Спасибо тебе, отец. Отец, ты слышишь эти слезы. Отец, ты любил, ты имел обычай часто во время проповеди обращаться с вопросом к твоим чадам. Ты спрашивал их властно и властно требовал ответа. Бывало, что перед алтарем они давали обет их верности Христу-Спасителю. Ты уже больше не спросишь их о верности.
Не смущайтесь тем, что он был плохо понят своими собратьями и верующими. Закон христианской жизни в том, что каждое высокое служение вызывает преследования, непонимание и пламенное противодействие. Где нет этого непонимания, противодействия, служение кажется подозрительным.
Он ушел, совершив что мог. Уходя, держал в руках знамя, на котором были начертаны заветы – истинное служение Христу и Церкви. Мы держим то же знамя, которое он держал. Это знамя обязывает нас возможно более сознательно относиться к духовной жизни и церковному служению.
Велика, бесконечно велика утрата, мы почувствуем все ее значение не сегодня, а после, из месяца в месяц, из года в год. Наши малые ряды поколебались, потеряв его.
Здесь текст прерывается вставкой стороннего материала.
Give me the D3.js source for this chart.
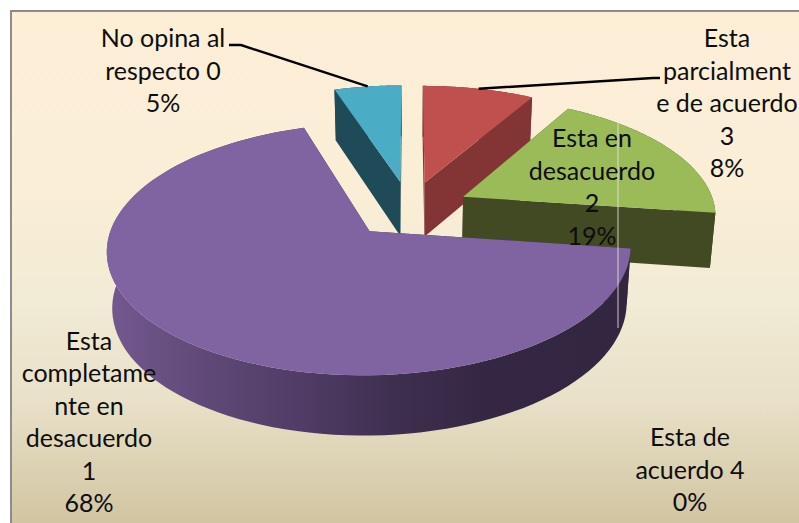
<!DOCTYPE html>
<html><head><meta charset="utf-8">
<script src="https://cdn.jsdelivr.net/npm/d3@7"></script>
<style>html,body{margin:0;padding:0;background:#fff}svg{display:block}text{font-family:Lato,"Open Sans",sans-serif;font-size:25px;fill:#0d0d0d;text-anchor:middle}</style>
</head><body><svg id="c" width="799" height="523"></svg>
<script>
const categories = ["No opina al respecto 0","Esta parcialmente de acuerdo 3","Esta en desacuerdo 2","Esta completamente en desacuerdo 1","Esta de acuerdo 4"];
const values = [5, 8.3, 18.9, 67.8, 0];
const topColors = ["#4BACC6","#C0504D","#9BBB59","#8064A2","#F79646"];
const wallColors = ["#1F4A57","#833535","#424A24","#3A2C4C","#8A5220"];
const labelLines = [
  ["No opina al","respecto 0","5%"],
  ["Esta","parcialment","e de acuerdo","3","8%"],
  ["Esta en","desacuerdo","2","19%"],
  ["Esta","completame","nte en","desacuerdo","1","68%"],
  ["Esta de","acuerdo 4","0%"]
];
const labelAnchors = [[163,47],[727,47],[592,147],[89,349.5],[690,446]];
const lineHeight = 32.5;

const W = 799, H = 523;
const rad = Math.PI/180;
const svg = d3.select("#c");
const defs = svg.append("defs");
const bg = defs.append("linearGradient").attr("id","bg").attr("x1",0).attr("x2",0).attr("y1",0).attr("y2",1);
[[0,"#FDEFD6"],[0.32,"#FBEED6"],[0.55,"#F2EBD5"],[0.75,"#E8E0C7"],[1,"#CFC29E"]].forEach(s=>bg.append("stop").attr("offset",s[0]).attr("stop-color",s[1]));
const wg = defs.append("linearGradient").attr("id","wall3").attr("gradientUnits","userSpaceOnUse").attr("x1",110).attr("x2",630).attr("y1",0).attr("y2",0);
[[0,"#73588F"],[0.2,"#5E4876"],[0.37,"#503C66"],[0.55,"#3E2F4E"],[0.72,"#342744"],[1,"#332640"]].forEach(s=>wg.append("stop").attr("offset",s[0]).attr("stop-color",s[1]));

svg.append("rect").attr("x",11).attr("y",11).attr("width",W).attr("height",H).attr("fill","url(#bg)").attr("stroke","#8C8C8C").attr("stroke-width",2);

// perspective projection of the pie plane
const cx=409.5, cy=209, Rx=252.5, Ry=117.2, persp=0.14, explode=0.24, depth=55, shrink=0.982;
const s = Y => 1/(1+persp*Y);
const topPt = (X,Y) => [cx+Rx*X*s(Y), cy-Ry*Y*s(Y)];
const botPt = (X,Y) => [cx+shrink*Rx*X*s(Y), cy-Ry*Y*s(Y)+depth*Math.sqrt(s(Y))];

const pie = d3.pie().sort(null).value(d=>d).startAngle(-18*rad).endAngle(342*rad);
const arcs = pie(values);
const line = d3.line();

arcs.forEach((a,i)=>{
  if(a.endAngle-a.startAngle<=0) return;
  const mid=(a.startAngle+a.endAngle)/2;
  const ox=explode*Math.sin(mid), oy=explode*Math.cos(mid);
  const angs=d3.range(0,101).map(k=>a.startAngle+(a.endAngle-a.startAngle)*k/100);
  const rim=angs.map(t=>[ox+Math.sin(t),oy+Math.cos(t)]);
  const g=svg.append("g").attr("class","slice");
  const topP=p=>topPt(p[0],p[1]), botP=p=>botPt(p[0],p[1]);
  const c=[ox,oy];
  const wall=(i===3)?"url(#wall3)":wallColors[i];
  [rim[0],rim[100]].forEach(p=>{
    g.append("path").attr("d",line([topP(p),topP(c),botP(c),botP(p)])+"Z").attr("fill",wall==="url(#wall3)"?wallColors[3]:wall);
  });
  g.append("path").attr("d",line(rim.map(topP).concat(rim.map(botP).reverse()))+"Z").attr("fill",wall);
  g.append("path").attr("d",line([topP(c)].concat(rim.map(topP)))+"Z").attr("fill",topColors[i]);
});

// thin light seam
svg.append("line").attr("x1",618).attr("x2",618).attr("y1",122).attr("y2",328).attr("stroke","#E9E6DC").attr("stroke-width",1).attr("opacity",0.85);

// leader lines, anchored on the rim midpoint of their slices
function rimMid(i){const a=arcs[i],m=(a.startAngle+a.endAngle)/2;return topPt((1+explode)*Math.sin(m),(1+explode)*Math.cos(m));}
svg.append("path").attr("d",line([[229,45],[241,45],rimMid(0)])).attr("fill","none").attr("stroke","#000").attr("stroke-width",2.4);
svg.append("path").attr("d",line([rimMid(1),[653,78],[660,78]])).attr("fill","none").attr("stroke","#000").attr("stroke-width",2.4);

labelLines.forEach((ls,i)=>{
  const t=svg.append("text").attr("class","lbl");
  ls.forEach((l,j)=>t.append("tspan").attr("x",labelAnchors[i][0]).attr("y",labelAnchors[i][1]+j*lineHeight).text(l));
});
</script></body></html>
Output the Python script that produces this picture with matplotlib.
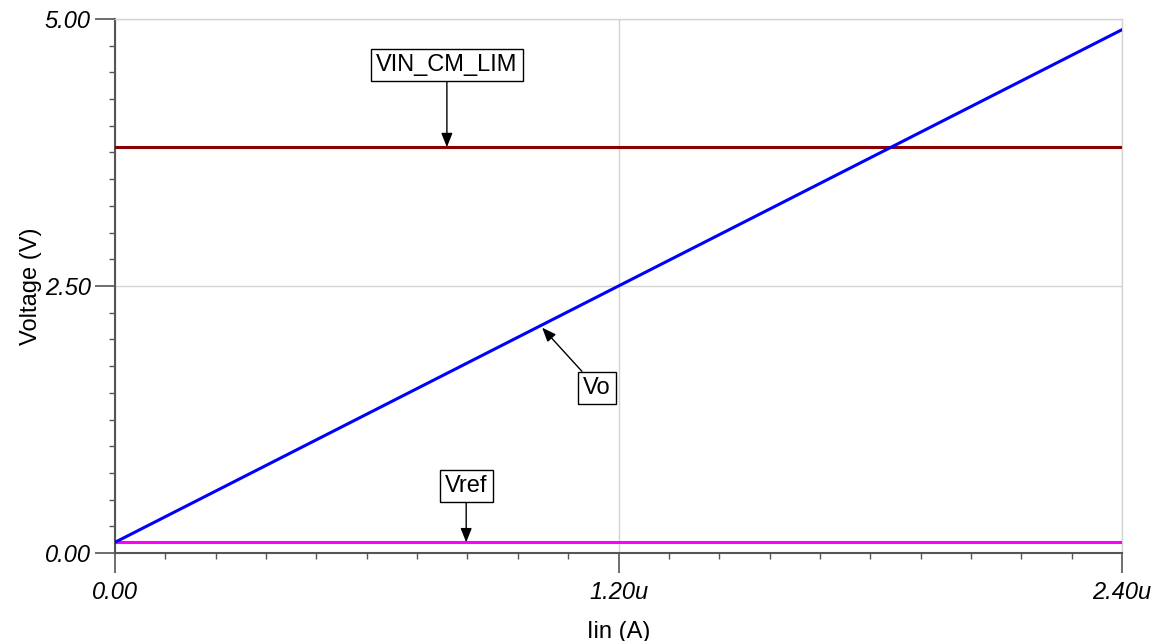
import numpy as np
import matplotlib
matplotlib.use("Agg")
from matplotlib import pyplot as plt

# data (current in uA, voltage in V)
iin = [0.0, 0.6, 1.2, 1.8, 2.4]
vo = [0.1, 1.3, 2.5, 3.7, 4.9]
vin_cm_lim = [3.8, 3.8, 3.8, 3.8, 3.8]
vref = [0.1, 0.1, 0.1, 0.1, 0.1]

xticks = [0.0, 1.2, 2.4]
xticklabels = ['0.00', '1.20u', '2.40u']
yticks = [0.0, 2.5, 5.0]
yticklabels = ['0.00', '2.50', '5.00']

plt.rcParams['font.family'] = ['Liberation Sans', 'DejaVu Sans']
fs = 17

fig = plt.figure(figsize=(11.56, 6.41), dpi=100)
ax = fig.add_axes([115/1156, 1-553/641, (1122-115)/1156, (553-19)/641])

ax.plot(iin, vin_cm_lim, color='#8b0000', lw=2.2, zorder=3)
ax.plot(iin, vref, color='#ff00ff', lw=2.2, zorder=3)
ax.plot(iin, vo, color='#0000ff', lw=2.2, zorder=4)

ax.set_xlim(0, 2.4)
ax.set_ylim(0, 5.0)

ax.set_xticks(xticks)
ax.set_xticklabels(xticklabels, fontstyle='italic', fontsize=fs)
ax.set_yticks(yticks)
ax.set_yticklabels(yticklabels, fontstyle='italic', fontsize=fs)
ax.set_xticks(np.arange(0, 2.41, 0.12), minor=True)
ax.set_yticks(np.arange(0, 5.01, 0.25), minor=True)

ax.tick_params(which='major', direction='out', length=14.5, width=1.2, color='#555555')
ax.tick_params(axis='x', which='major', pad=6)
ax.tick_params(axis='y', which='major', pad=3)
ax.tick_params(which='minor', direction='out', length=4, width=1, color='#555555')

ax.grid(True, which='major', color='#d4d4d4', lw=1, zorder=0)
for s in ['left', 'bottom']:
    ax.spines[s].set_color('#555555')
    ax.spines[s].set_linewidth(1.5)
for s in ['top', 'right']:
    ax.spines[s].set_color('#d4d4d4')
    ax.spines[s].set_linewidth(1)

ax.set_xlabel('Iin (A)', fontsize=fs, labelpad=12)
ax.set_ylabel('Voltage (V)', fontsize=fs, labelpad=2)

box = dict(boxstyle='square,pad=0.22', fc='white', ec='black', lw=1)
arrow = dict(arrowstyle='-|>,head_length=0.5,head_width=0.2', color='black', lw=1,
             shrinkA=0, shrinkB=0)
ax.annotate('VIN_CM_LIM', xy=(0.791, 3.8), xytext=(0.791, 4.57), fontsize=fs,
            ha='center', va='center', bbox=box, arrowprops=arrow, zorder=5)
ax.annotate('Vo', xy=(1.018, 2.11), xytext=(1.149, 1.545), fontsize=fs,
            ha='center', va='center', bbox=box, arrowprops=arrow, zorder=5)
ax.annotate('Vref', xy=(0.837, 0.1), xytext=(0.837, 0.63), fontsize=fs,
            ha='center', va='center', bbox=box, arrowprops=arrow, zorder=5)

fig.savefig('out.png', dpi=100)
Как бы ни было нас мало и [как бы] путь наш ни был путем скорбным, полным терний, как бы ни была велика утрата, – мы не должны падать духом. Знамя, выпавшее из его рук, мы примем и понесем, как умеем, навстречу мира. Как никто не мог вырвать этого знамени из его рук, так и в наших руках оно будет твердо, непоколебимо до того мгновения, пока Господь не позовет из этого мира в Свой мир, на Свой суд. Аминь.